I'm trying to understand the behaviour of our TI-RTOS (Processor SDK RTOS v06.01) application running on a single A53 core.
Background: By mistake our application called CacheP_Inv() on a buffer in DDR memory that was written by the CPU just before. The CPU then reads the same buffer and copies it to PRU memory. I would expect this sequence to go wrong almost all of the time, since invalidating the cache for these addresses should lead to old, stale data to be read again. On the R5f our application subsequently fails (force write through is not set). On the A53 on the other hand, the application reliably works fine, which is what I don't understand.

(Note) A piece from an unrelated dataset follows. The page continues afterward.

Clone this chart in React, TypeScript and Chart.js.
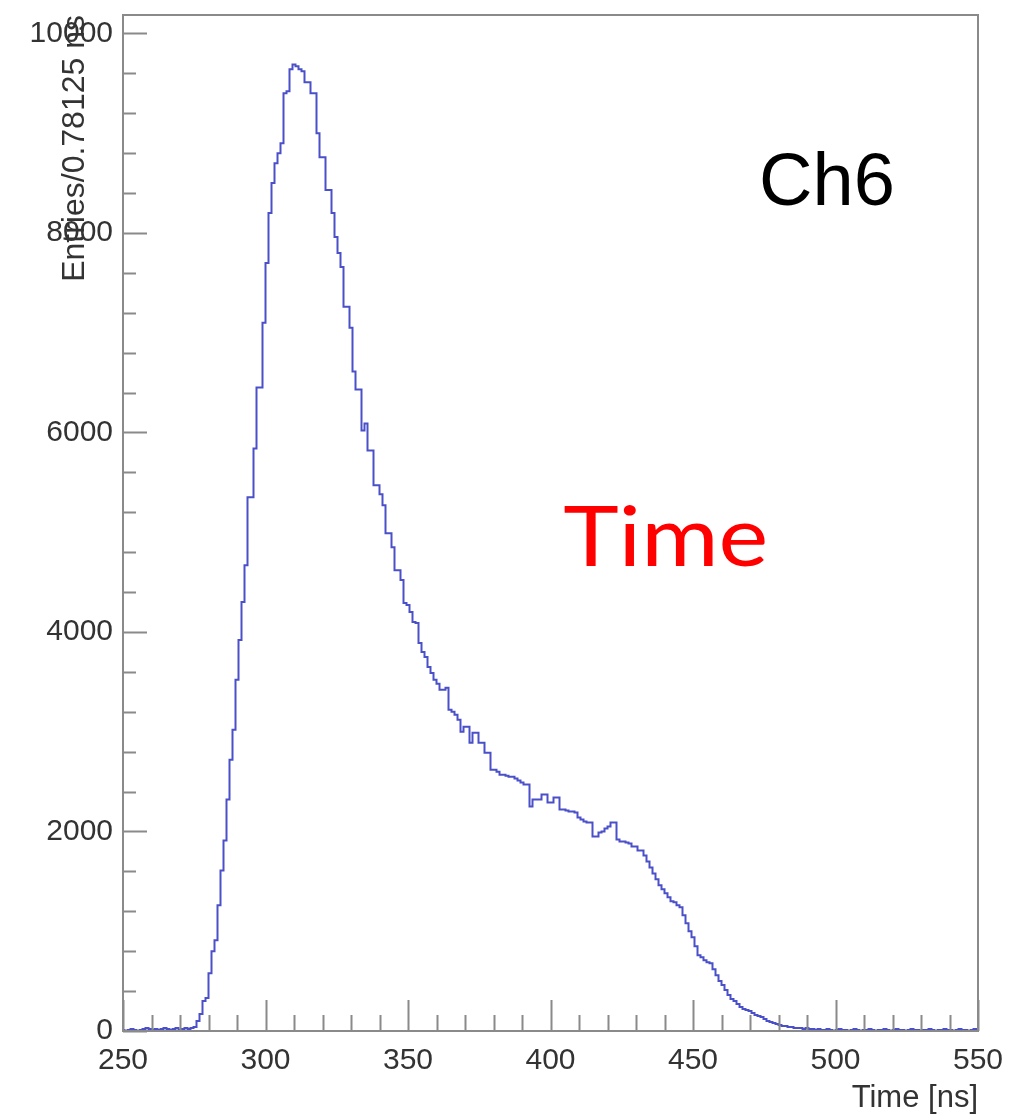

The buffer's memory region is mapped with attribute index 7, which should mean normal, non-transient, inner and outer write-back cacheable memory. I verified the page tables and the result of the address translation and the memory is indeed mapped correctly.
I've looked at the TI-RTOS implementation for CacheP_Inv() and that function calls Cache_inv() with Cache_Type_ALL. Cache_inv is implemented in bios.../family/arm/v8a/Cache.c and calls Cache_invL1p and Cache_invL1d, which are assembler functions that use "dc ivac" and "ic ivau".
According to the A53 TRM:
"dc ivac" is "Data cache invalidate by VA to PoC", but the "point of coherence" is outside of the processor system and depends on the external memory system.
"ic ivau" is "Instruction cache invalidate by virtual address (VA) to PoU", and the "point of unification" apparently depends on a configuration signal BROADCASTINNER.
Later the TRM says "If the data is dirty within the cluster then a clean is performed before the invalidate.", which would explain why the sequence described above is working on the A53.
I believe the situation is further complicated by the MSMC, which is involved in coherency, and might act as a L3 cache. The default configuration for the AM65x w/ TI-RTOS seems to use the MSMC SRAM as all SRAM though.
- Can someone tell me what the inner and outer shareability domains for the A53s in the AM65x are?
- Where is the "point of coherence" and the "point of unification"?
- Is the invalidate operation on the A53 really a clean-and-invalidate?
- If the invalidate really cleans any dirty data, does that mean I have to invalidate twice in order to manually maintain coherency? Once before a buffer might be written by DMA (to clean any potentially dirty lines), and once before I try to read it (to ensure the latest data is fetched)?
- Is there any configuration of the MSMC (or other parts of the memory subsystem) necessary to achieve coherency? There's an old thread (https://e2e.ti.com/support/processors/f/791/t/741291) that says "Yes enabling cache coherency [...] is supported". If it "can be enabled" does that also mean that it starts out disabled?
- The MSMC apparently only takes care of coherency for DDR and MSMC_SRAM (?). How about data in MCU_SRAM or one of the PRU RAMs?
Regards,
Dominic